Student writing in a notebook

Year 3 – Year 6

Development Stage

Students start reasoning instead of simply retelling the plot, explaining why certain characters made certain choices. They go from saying "the boy ran away" to thinking about what made him feel like he had to.

They take inspiration from the world around them and start using more precise and deliberate language choices to describe moments in a story. For example, the sun goes from simply 'setting' to 'bleeding orange'; the tree goes from 'moving' to 'dancing in the wind'.

And perhaps our favourite sign at this stage: they finish a book or a movie, and want to keep talking about it. They reflect on it and have something to say… an opinion, a question, something they can't quite let go of yet. When students start understanding language and stories enough to be deeply moved, when they have an impulse to reflect upon the ideas within the story, when they trust that what they have to say matters – this is the heart of English learning, on which everything is built upon.

Year 7 – Year 9

Analytical Stage

Students move on from understanding a text to asking why an author made certain choices in their language, characters and plot.

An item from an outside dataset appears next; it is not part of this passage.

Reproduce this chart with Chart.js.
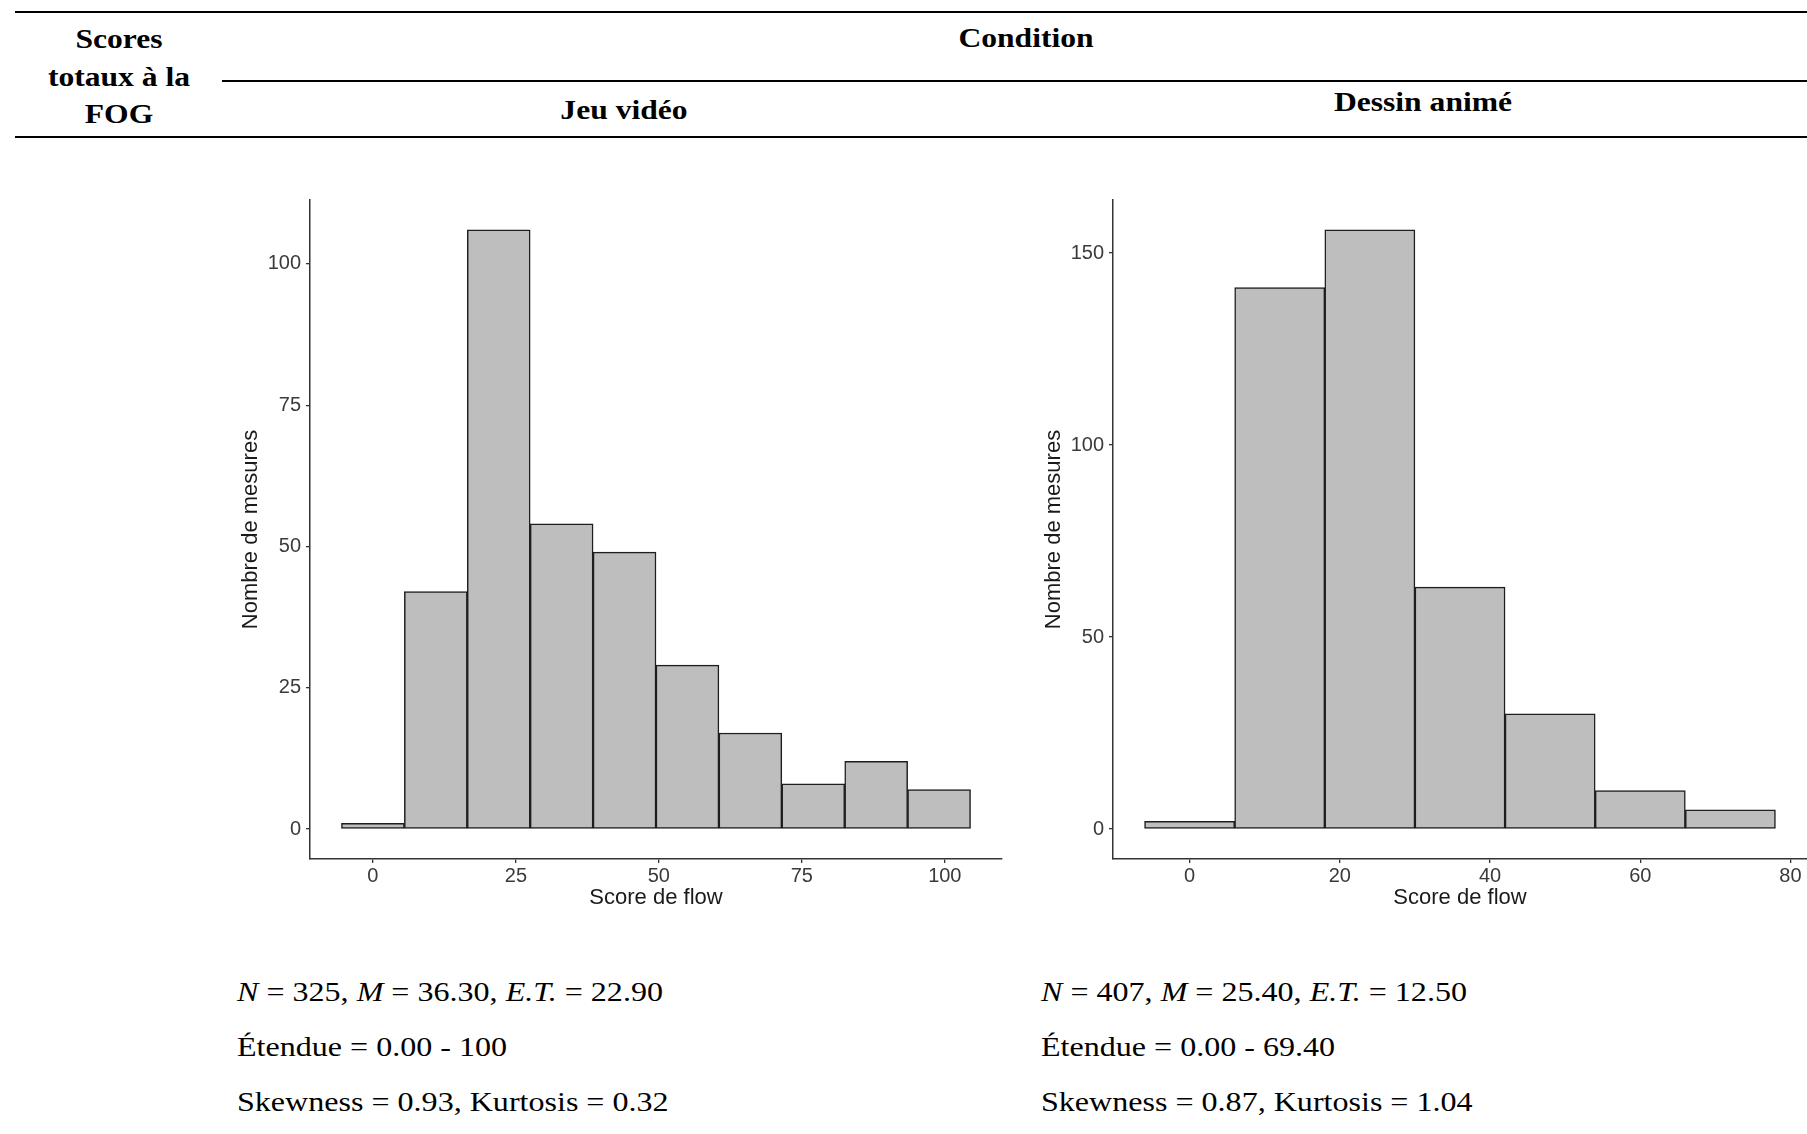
<!DOCTYPE html>
<html>
<head>
<meta charset="utf-8">
<script src="https://cdn.jsdelivr.net/npm/chart.js@4.4.1/dist/chart.umd.min.js"></script>
<style>
  html, body { margin: 0; padding: 0; background: #fff; }
  body { position: relative; width: 1807px; height: 1134px; overflow: hidden; }
  .rule { position: absolute; height: 2px; background: #000; }
  .hd {
    position: absolute; width: 600px; text-align: center; white-space: nowrap;
    font: bold 27px "Liberation Serif", "Times New Roman", serif; line-height: 27px;
    transform: scaleX(1.17); color: #000;
  }
  .st {
    position: absolute; white-space: nowrap; color: #000;
    font: 28px "Liberation Serif", "Times New Roman", serif; line-height: 28px;
    transform: scaleX(1.145); transform-origin: left center;
  }
  canvas { position: absolute; }
</style>
</head>
<body>

<!-- table header -->
<div class="rule" style="left:15px; width:1792px; top:11px;"></div>
<div class="rule" style="left:222px; width:1585px; top:80px;"></div>
<div class="rule" style="left:15px; width:1792px; top:136px;"></div>

<div class="hd" style="left:-181px; top:26px;">Scores</div>
<div class="hd" style="left:-181px; top:64px;">totaux à la</div>
<div class="hd" style="left:-181px; top:101px;">FOG</div>
<div class="hd" style="left:726px; top:25px;">Condition</div>
<div class="hd" style="left:324px; top:97px;">Jeu vidéo</div>
<div class="hd" style="left:1123px; top:89px;">Dessin animé</div>

<canvas id="jeuChart" width="810" height="750" style="left:200px; top:180px;"></canvas>
<canvas id="dessinChart" width="804" height="750" style="left:1003px; top:180px;"></canvas>

<div id="jeuStats"></div>
<div id="dessinStats"></div>

<script>
/* ================= DATA ================= */

// Jeu vidéo : bins of width 11 centred on 0, 11, ... 99
const jeuCentres = [0, 11, 22, 33, 44, 55, 66, 77, 88, 99];
const jeuCounts  = [1, 42, 106, 54, 49, 29, 17, 8, 12, 7];
const jeuBinWidth = 11;
const jeuXTicks = [0, 25, 50, 75, 100];
const jeuYTicks = [0, 25, 50, 75, 100];

// Dessin animé : bins of width 12 centred on 0, 12, ... 72
const dessinCentres = [0, 12, 24, 36, 48, 60, 72];
const dessinCounts  = [2, 141, 156, 63, 30, 10, 5];
const dessinBinWidth = 12;
const dessinXTicks = [0, 20, 40, 60, 80];
const dessinYTicks = [0, 50, 100, 150];

// N, M, E.T., étendue, skewness, kurtosis
const jeuStats    = ["325", "36.30", "22.90", "0.00 - 100", "0.93", "0.32"];
const dessinStats = ["407", "25.40", "12.50", "0.00 - 69.40", "0.87", "1.04"];

/* ================= STYLE ================= */

const SANS = '"Liberation Sans", Arial, sans-serif';
const AXIS = "#333333";
const TICK = "#3a3a3a";
const TITLE = "#1a1a1a";

// ggplot-like 5% expansion of a range
function expand(lo, hi) {
  const pad = (hi - lo) * 0.05;
  return [lo - pad, hi + pad];
}

/* ================= CHARTS ================= */

function makeHist(id, centres, counts, binWidth, xTicks, yTicks, rightPad) {
  const [xMin, xMax] = expand(centres[0] - binWidth / 2, centres[centres.length - 1] + binWidth / 2);
  const [yMin, yMax] = expand(0, Math.max(...counts));

  return new Chart(document.getElementById(id).getContext("2d"), {
    type: "bar",
    data: {
      datasets: [{
        data: centres.map((c, i) => ({ x: c, y: counts[i] })),
        backgroundColor: "#bebebe",
        borderColor: "#1e1e1e",
        borderWidth: 1.5,
        borderSkipped: false,
        barPercentage: 1,
        categoryPercentage: 1
      }]
    },
    options: {
      responsive: false,
      animation: false,
      layout: { padding: { top: 20, right: rightPad, bottom: 0, left: 0 } },
      plugins: { legend: { display: false }, tooltip: { enabled: false } },
      scales: {
        x: {
          type: "linear",
          offset: false,
          min: xMin,
          max: xMax,
          afterBuildTicks: s => { s.ticks = xTicks.map(v => ({ value: v })); },
          afterFit: s => { s.height = 71; },
          grid: { offset: false, drawOnChartArea: false, drawTicks: true, tickLength: 4, color: AXIS, lineWidth: 1.3 },
          border: { display: true, color: AXIS, width: 1.5 },
          ticks: { padding: 1, color: TICK, autoSkip: false, maxRotation: 0, font: { family: SANS, size: 20 } },
          title: {
            display: true, text: "Score de flow", color: TITLE,
            font: { family: SANS, size: 22 }, padding: { top: 0, bottom: 19 }
          }
        },
        y: {
          min: yMin,
          max: yMax,
          afterBuildTicks: s => { s.ticks = yTicks.map(v => ({ value: v })); },
          afterFit: s => { s.width = 110; },
          grid: { drawOnChartArea: false, drawTicks: true, tickLength: 4, color: AXIS, lineWidth: 1.3 },
          border: { display: true, color: AXIS, width: 1.5 },
          ticks: { padding: 5, color: TICK, font: { family: SANS, size: 20 } },
          title: {
            display: true, text: "Nombre de mesures", color: TITLE,
            font: { family: SANS, size: 22 }, padding: { top: 38, bottom: 0 }
          }
        }
      }
    }
  });
}

makeHist("jeuChart", jeuCentres, jeuCounts, jeuBinWidth, jeuXTicks, jeuYTicks, 8);
makeHist("dessinChart", dessinCentres, dessinCounts, dessinBinWidth, dessinXTicks, dessinYTicks, 0);

/* ================= STATS TEXT ================= */

function writeStats(id, s, left) {
  const lines = [
    `<i>N</i> = ${s[0]}, <i>M</i> = ${s[1]}, <i>E.T.</i> = ${s[2]}`,
    `Étendue = ${s[3]}`,
    `Skewness = ${s[4]}, Kurtosis = ${s[5]}`
  ];
  const tops = [978, 1033, 1088];
  document.getElementById(id).innerHTML = lines
    .map((t, i) => `<div class="st" style="left:${left}px; top:${tops[i]}px;">${t}</div>`)
    .join("");
}

writeStats("jeuStats", jeuStats, 237);
writeStats("dessinStats", dessinStats, 1041);
</script>
</body>
</html>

For example in Animal Farm (1945) by George Orwell, rather than just accepting the story as animals taking over a farm, students ask: why did Orwell choose a pig to represent Napoleon's character, rather than a human dictator? What does the animals' inability to read and remember the commandments say about how power grows? From asking these questions, students begin to form an argument – an interpretation of what the author is saying through the text. Students may argue that Orwell is warning us what happens when ordinary people stop questioning authority, and point to specific language choices or symbols in the text to back it up.

Their creative writing starts to have life and intention. Students start to understand that what makes a story excellent is more than just an interesting sequence of dramatic events – it's the inner mind of its characters: what they want, what they're afraid of, what they choose to do when it matters, and why it matters. For example, students move on from writing about 'winning a race', to 'what it cost them to win – and whether, standing at the finish line, they still want what they thought they wanted'.

Stack of books on a desk

Year 10 – Year 12

Advanced Stage

Students look deeper into how an author builds meaning through historical context, character development, metalanguage, narration style, structure, and more.

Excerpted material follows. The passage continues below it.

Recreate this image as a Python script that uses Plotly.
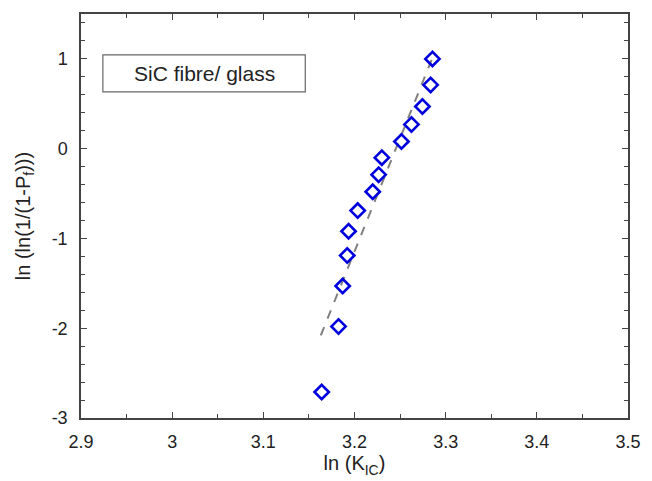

For example in The Memory Police (1994) by Yōko Ogawa, objects on a mysterious island begin to disappear one by one – perfume, roses, birds, even novels – and the inhabitants simply forget they ever existed. Students study how Ogawa constructs this world: the narrator, in spite of everything disappearing around her, keeps writing, even when novels themselves have been 'disappeared' from the island. From that detail, students may interpret: that to keep writing, even when the world around you has chosen to forget, is a refusal to let memory and meaning disappear.

In creative writing, students learn to use symbols and extended metaphors throughout an entire piece. For the VCE creative framework Play for example, they go beyond describing how play changes over time, to how play can be both an escape from the heaviness of real-life responsibilities, and the most honest way of facing it.

Students learn about current real-world issues, and analyze how authors and speakers use language to persuade. For instance, they learn to analyze a newspaper article on 'AI adoption in the workplace', naming how the writer's language builds credibility and positions its audience, and how that ultimately sculpts their opinion. Beyond identifying individual language choices, students begin seeing how these choices accumulate and work together within the article.

Every student's journey is different. Some growth arrives quickly, other growth takes months of dedicated, patient work. But when it comes, it changes the way they think about stories, language, and the very world they are trying to make sense of.